Dos epígrafes abren este conjunto de cuentos, uno de Santa Teresa de Jesús y otro de Lacan, que anuncian cuál será la zona de escritura: la casa, el ser y el lenguaje. Y si bien la figura de Heidegger aparece como horizonte reconocible, será Bachelard y su mirada sobre la creación poética como “alma que habita una forma” la más cercana a su prosa poética.
El primer cuento, “Las moradas”, describe un espacio de pérdida, vacío de lenguaje, donde el silencio enloquece al narrador —posible último hombre—, que lo corta o escande con piedras que arroja contra los vidrios. Es un relato construido por unidades, con frases cortas, escandidas como esas pedradas, en un juego de reverberaciones entre lo que se narra y cómo se lo narra. El mismo escenario de la devastación se repite en otros cuentos, con personajes que pierden consistencia, bordean la deshumanización, habitando diferentes espacios: algunos abiertos, sin forma, y otros claustrofóbicos como el cubo de ocho metros cúbicos que el protagonista de “Un cubo” se construye como forma de controlar el caos; la jaula donde está encerrado el sujeto del cuento “La pajarera” (metáfora precisa de la sala de torturas); la habitación donde viven reptando los personajes de “En la penumbra” a la espera de una grieta de luz, o la cama donde yace el protagonista de “Ausencia”.
Muchos de estos cuentos constituyen ficciones políticas: proyecciones futuras de tendencias actuales como la rebelión infantil y los modos posibles de represión en “Cuadernos”, o escenas más paradigmáticas de la realidad latinoamericana, de dictaduras militares o democracias militarizadas como “La pajarera”, que en cualquiera de los dos casos, son de una sordidez extrema.

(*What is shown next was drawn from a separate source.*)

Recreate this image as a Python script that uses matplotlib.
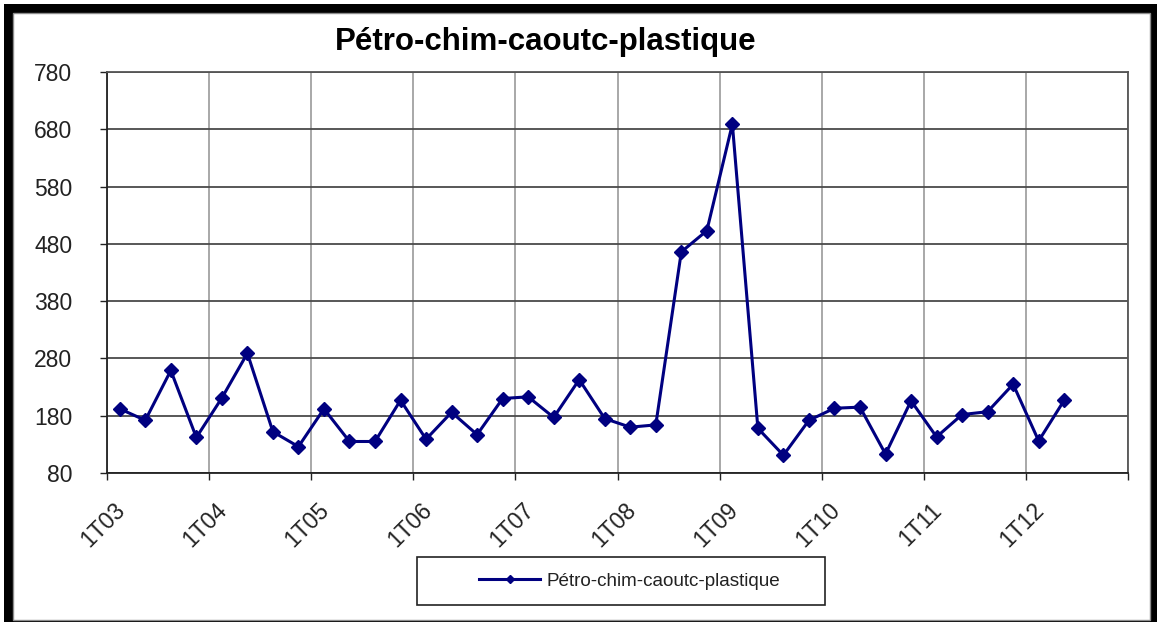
import numpy as np
import matplotlib
matplotlib.use("Agg")
import matplotlib.pyplot as plt
from matplotlib.patches import Rectangle
from matplotlib.transforms import ScaledTranslation

plt.rcParams['font.family'] = ['Liberation Sans', 'DejaVu Sans']

# données trimestrielles 1T03 -> 2T12
years = ['03', '04', '05', '06', '07', '08', '09', '10', '11', '12']
quarters = [f'{q}T{y}' for y in years for q in range(1, 5)][:38]
values = [192, 172, 259, 142, 211, 289, 152, 126, 192, 135,
          135, 207, 139, 186, 147, 210, 213, 177, 243, 175,
          160, 164, 466, 503, 689, 158, 111, 172, 193, 195,
          113, 206, 143, 182, 187, 235, 136, 207]
year_labels = ['1T' + y for y in years]
yticks = list(range(80, 781, 100))

W, H = 1157, 622
fig = plt.figure(figsize=(W / 100, H / 100), dpi=100)

# cadre noir autour du graphique
fig.patches.append(Rectangle((4 / W, 0), 1 - 4 / W, 1 - 4 / H,
                             transform=fig.transFigure, facecolor='black',
                             edgecolor='none', zorder=-3))
fig.patches.append(Rectangle((13 / W, 2 / H), (1150 - 13) / W, (609 - 2) / H,
                             transform=fig.transFigure, facecolor='white',
                             edgecolor='#8c8c8c', linewidth=1, zorder=-2))

ax = fig.add_axes([107 / W, (H - 473) / H, (1128 - 107) / W, (473 - 72) / H])

x = np.arange(len(values))
line, = ax.plot(x, values, color='#000080', linewidth=2.2, marker='D',
                markersize=7.2, label='Pétro-chim-caoutc-plastique', zorder=3)

n_slots = len(years) * 4
ax.set_xlim(-0.5, n_slots - 0.5)
ax.set_ylim(yticks[0], yticks[-1])

# axe des x : graduations entre les catégories, étiquettes par année
ax.set_xticks(np.arange(-0.5, n_slots, 4))
ax.set_xticklabels([])
ax.set_xticks(np.arange(0, n_slots, 4), minor=True)
ax.set_xticklabels(year_labels, minor=True, rotation=45, ha='right',
                   va='center', rotation_mode='anchor', fontsize=16.5)
ax.tick_params(axis='x', which='major', direction='out', length=5,
               width=1, color='#222222')
ax.tick_params(axis='x', which='minor', length=0, pad=24)
offset = ScaledTranslation(0.02, 0, fig.dpi_scale_trans)
for lab in ax.get_xticklabels(minor=True):
    lab.set_transform(lab.get_transform() + offset)

ax.set_yticks(yticks)
ax.tick_params(axis='y', direction='out', length=5, width=1,
               color='#222222', pad=20, labelsize=16.5)
for lab in ax.get_yticklabels():
    lab.set_color('#222222')
for lab in ax.get_xticklabels(minor=True):
    lab.set_color('#222222')

ax.grid(axis='x', which='major', color='#9a9a9a', linewidth=1.2)
ax.grid(axis='y', color='#4a4a4a', linewidth=1.3)
ax.set_axisbelow(True)
for side in ['left', 'bottom']:
    ax.spines[side].set_color('#222222')
    ax.spines[side].set_linewidth(1.3)
for side in ['right', 'top']:
    ax.spines[side].set_color('#555555')
    ax.spines[side].set_linewidth(1.3)

fig.text(546 / W, (H - 50) / H, 'Pétro-chim-caoutc-plastique',
         ha='center', va='baseline', fontsize=22.5, fontweight='bold')

# légende
fig.patches.append(Rectangle((417 / W, (H - 605) / H), 408 / W, 48 / H,
                             transform=fig.transFigure, facecolor='white',
                             edgecolor='#222222', linewidth=1.2, zorder=1))
leg = fig.legend(handles=[line], loc='center left',
                 bbox_to_anchor=(470 / W, (H - 581) / H), frameon=False,
                 borderpad=0, handlelength=3.2, handletextpad=0.35,
                 markerscale=0.55, fontsize=13.6)
leg.set_zorder(2)
for t in leg.get_texts():
    t.set_color('#222222')

fig.savefig('out.png', dpi=100)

Dos cuentos sin embargo se diferencian de esta temática, uno de ellos, “La palabra”, es un relato policial donde un detective y escritor amateur encuentra en un manuscrito del profesor B la clave de lo que lo llevó a la muerte: la búsqueda de la última palabra, la palabra definitiva, que es la palabra “fin”. Una suerte de homenaje a Borges en una referencia descontextualizada, ya que, si bien Borges fue profesor, no es ese el lugar donde se lo reconoce en la escena literaria. El otro es “Superficies”, una mirada propia sobre la novela objetivista —que se abre con una gran lupa puesta sobre la superficie de una cara y que la convierte en un paisaje— en la que tanto personajes como escenas son descriptos en su pura forma. Y es que la forma, dirá Bachelard, es la habitación de la vida y el arte, forma significativa, agregaríamos junto con este autor, quien, notoriamente, parece haberla alcanzado.
Nicolás Cabral, Las moradas, Periférica, 2017, 136 págs.